Default alert integrations
Default alert integrations connect Alert Management with ARMS sub-services. These integrations periodically check whether monitoring data contains errors and report matching alert events to Event Management Center.
Create alert rules for each sub-service:
Third-party service integrations
Third-party service integrations funnel alerts from self-managed data centers or virtual machines into ARMS. When a third-party source reports an alert, Alert Management generates an alert event.
Alert event data structure
The ARMS alert event data structure is similar to the open-source AlertManager notification template format and contains the following fields:
| Field | Description | Example |
|---|---|---|
| Labels | Metadata that uniquely identifies an alert event. Events with identical labels are compressed into one. | "alertname": "CPU utilization is too high" |
| Annotations | Supplementary information that does not affect event identity. | "message": "alert content" |
| StartsAt | Start time of the alert. | -- |
| EndsAt | End time of the alert. | -- |
| GeneratorUrl | URL linking to the alert event source. | -- |
How labels and annotations differ
Labels define identity. A set of labels uniquely identifies an alert event. Changing any label creates a new event.

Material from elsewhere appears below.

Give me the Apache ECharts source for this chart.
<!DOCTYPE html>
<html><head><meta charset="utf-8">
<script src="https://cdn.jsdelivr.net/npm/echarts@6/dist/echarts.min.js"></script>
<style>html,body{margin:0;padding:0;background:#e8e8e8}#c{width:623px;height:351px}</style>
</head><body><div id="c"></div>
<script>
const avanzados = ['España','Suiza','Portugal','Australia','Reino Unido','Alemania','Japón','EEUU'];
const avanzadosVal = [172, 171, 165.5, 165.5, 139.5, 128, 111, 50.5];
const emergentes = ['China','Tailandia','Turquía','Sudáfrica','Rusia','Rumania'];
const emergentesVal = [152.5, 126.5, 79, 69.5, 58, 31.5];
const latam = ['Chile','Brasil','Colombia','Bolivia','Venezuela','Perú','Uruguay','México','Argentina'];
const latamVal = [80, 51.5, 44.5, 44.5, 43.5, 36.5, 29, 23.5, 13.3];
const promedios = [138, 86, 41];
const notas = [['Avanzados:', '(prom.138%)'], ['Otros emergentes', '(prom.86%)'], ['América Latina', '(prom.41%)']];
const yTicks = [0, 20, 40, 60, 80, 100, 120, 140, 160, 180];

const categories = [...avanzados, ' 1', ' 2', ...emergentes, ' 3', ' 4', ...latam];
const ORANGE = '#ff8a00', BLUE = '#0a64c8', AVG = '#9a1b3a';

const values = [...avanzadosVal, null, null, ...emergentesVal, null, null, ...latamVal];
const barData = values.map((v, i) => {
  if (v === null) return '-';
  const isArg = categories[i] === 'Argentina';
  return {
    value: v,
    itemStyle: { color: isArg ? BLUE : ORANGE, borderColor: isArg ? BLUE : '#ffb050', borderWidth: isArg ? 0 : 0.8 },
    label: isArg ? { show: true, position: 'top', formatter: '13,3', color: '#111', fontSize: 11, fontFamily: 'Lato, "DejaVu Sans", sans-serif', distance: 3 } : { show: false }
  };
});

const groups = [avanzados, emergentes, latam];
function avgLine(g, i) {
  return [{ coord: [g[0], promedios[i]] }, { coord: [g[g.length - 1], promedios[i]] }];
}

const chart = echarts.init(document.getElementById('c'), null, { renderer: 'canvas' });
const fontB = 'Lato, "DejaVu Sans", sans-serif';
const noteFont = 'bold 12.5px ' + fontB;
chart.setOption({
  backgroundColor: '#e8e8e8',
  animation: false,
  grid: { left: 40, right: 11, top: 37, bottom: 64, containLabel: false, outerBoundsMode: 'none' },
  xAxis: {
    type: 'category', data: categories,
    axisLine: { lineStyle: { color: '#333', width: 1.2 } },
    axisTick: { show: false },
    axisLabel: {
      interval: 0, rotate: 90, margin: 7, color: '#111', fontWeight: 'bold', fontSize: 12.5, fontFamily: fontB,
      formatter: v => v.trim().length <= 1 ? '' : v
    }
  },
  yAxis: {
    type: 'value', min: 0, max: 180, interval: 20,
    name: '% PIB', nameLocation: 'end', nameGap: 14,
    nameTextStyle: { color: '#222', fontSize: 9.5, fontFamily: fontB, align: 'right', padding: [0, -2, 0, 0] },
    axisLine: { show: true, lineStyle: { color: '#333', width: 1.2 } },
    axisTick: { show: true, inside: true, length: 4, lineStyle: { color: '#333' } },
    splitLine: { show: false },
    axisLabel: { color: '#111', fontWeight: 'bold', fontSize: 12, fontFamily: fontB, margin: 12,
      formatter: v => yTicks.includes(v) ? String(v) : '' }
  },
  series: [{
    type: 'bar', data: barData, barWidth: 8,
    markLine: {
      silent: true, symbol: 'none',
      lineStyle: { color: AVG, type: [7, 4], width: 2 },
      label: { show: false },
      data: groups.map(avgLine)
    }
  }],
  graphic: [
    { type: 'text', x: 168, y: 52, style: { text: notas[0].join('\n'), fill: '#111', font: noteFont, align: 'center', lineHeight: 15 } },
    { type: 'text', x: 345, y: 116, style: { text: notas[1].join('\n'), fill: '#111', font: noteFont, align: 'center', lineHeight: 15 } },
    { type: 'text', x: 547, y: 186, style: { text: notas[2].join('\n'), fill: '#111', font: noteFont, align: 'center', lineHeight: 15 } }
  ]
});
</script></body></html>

For example, the following labels identify a CPU alert for a specific host:
{
"hostname": "Host",
"alertname": "CPU utilization is too high",
"ip": "192.168.0.3"
}If ip changes to 192.168.0.4, Alert Management treats this as a separate alert event for a different host.
Annotations carry context. Annotation changes do not create new events. If events share the same labels but have different annotations, Alert Management treats them as repeated reports of the same alert.
For example, if the annotation {"value": "85", "message": "CPU utilization of host 192.168.0.3 is 85%, exceeding the 80% threshold"} later reports {"value": "86", ...}, no new event is created. Alert Management records this as the same alert reported twice.
Configure deduplication fields as labels for an integration to control how Alert Management identifies unique events. Without deduplication fields, Alert Management uses all labels to determine uniqueness.
Alert event management
The alert event management module processes incoming events in two ways:
Event processing flows orchestrate custom procedures to handle events from specific alert sources, providing fine-grained control over event routing and transformation.
Built-in noise reduction deduplicates, compresses, denoises, and silences events automatically, converging related alerts and reducing alert storms.
Event compression
Alert Management compresses events using two methods: label-based compression and time-based compression.
Label-based compression
When sending notifications, Alert Management groups events according to the event grouping settings in your notification policy. Events that share the same label values are compressed into a single event.
Time-based compression
For events with identical labels, if their time ranges (StartsAt to EndsAt) overlap, Alert Management merges them into a single event. The merged event spans the union of all original time ranges.
Notification policy management
Notification policies define conditions -- similar to subscription rules -- that determine how alert notifications are delivered. When an alert event matches the conditions in a policy, ARMS sends notifications through the channels and to the contacts specified in that policy.
The following diagram shows how event processing flows, events, and notification policies interact.
Collaborative alert handling
Alert Management supports collaborative workflows across the ARMS console, DingTalk, WeCom, and Lark. Collaboration policies enable:
Group message synchronization -- Alert updates appear in team chat groups automatically.
Scheduling management -- Assign on-call rotations so the right person responds at any time.
Escalation policies -- Automatically notify additional contacts when alerts remain unresolved.
For step-by-step instructions, see Handle alerts in the specified group chat.
Benefits
For services deployed on Alibaba Cloud, Alert Management improves O&M efficiency in the following areas:
| Area | Capabilities |
|---|---|
| Global alert configuration | Globalize alert rule templates to configure alerting for global events. Globalize contacts and notification policies with simple configuration. |
| Centralized event management | Integrate alerts from Alibaba Cloud monitoring services and third-party tools into a single management layer. Handle alert events around the clock with stable, low-latency event processing. |
| Flexible notification delivery | Compress alert events through notification policies to reduce notification volume. Select one or more notification methods based on alert urgency, such as email, SMS, phone calls, or messaging platforms. Escalate unresolved alerts automatically by sending repeated notifications to additional contacts. |
| Team-based alert resolution | Claim and resolve alerts in DingTalk, WeCom, or Lark group chats without switching to the console. Standardize alert formats so every team member can quickly parse and act on incoming alerts. Collaborate with multiple contacts in real time through shared chat groups. |
| Real-time analytics | Track alert handling metrics in real time to identify response bottlenecks and optimize team workflows. |
Phone-based alert notifications are not available on the International site.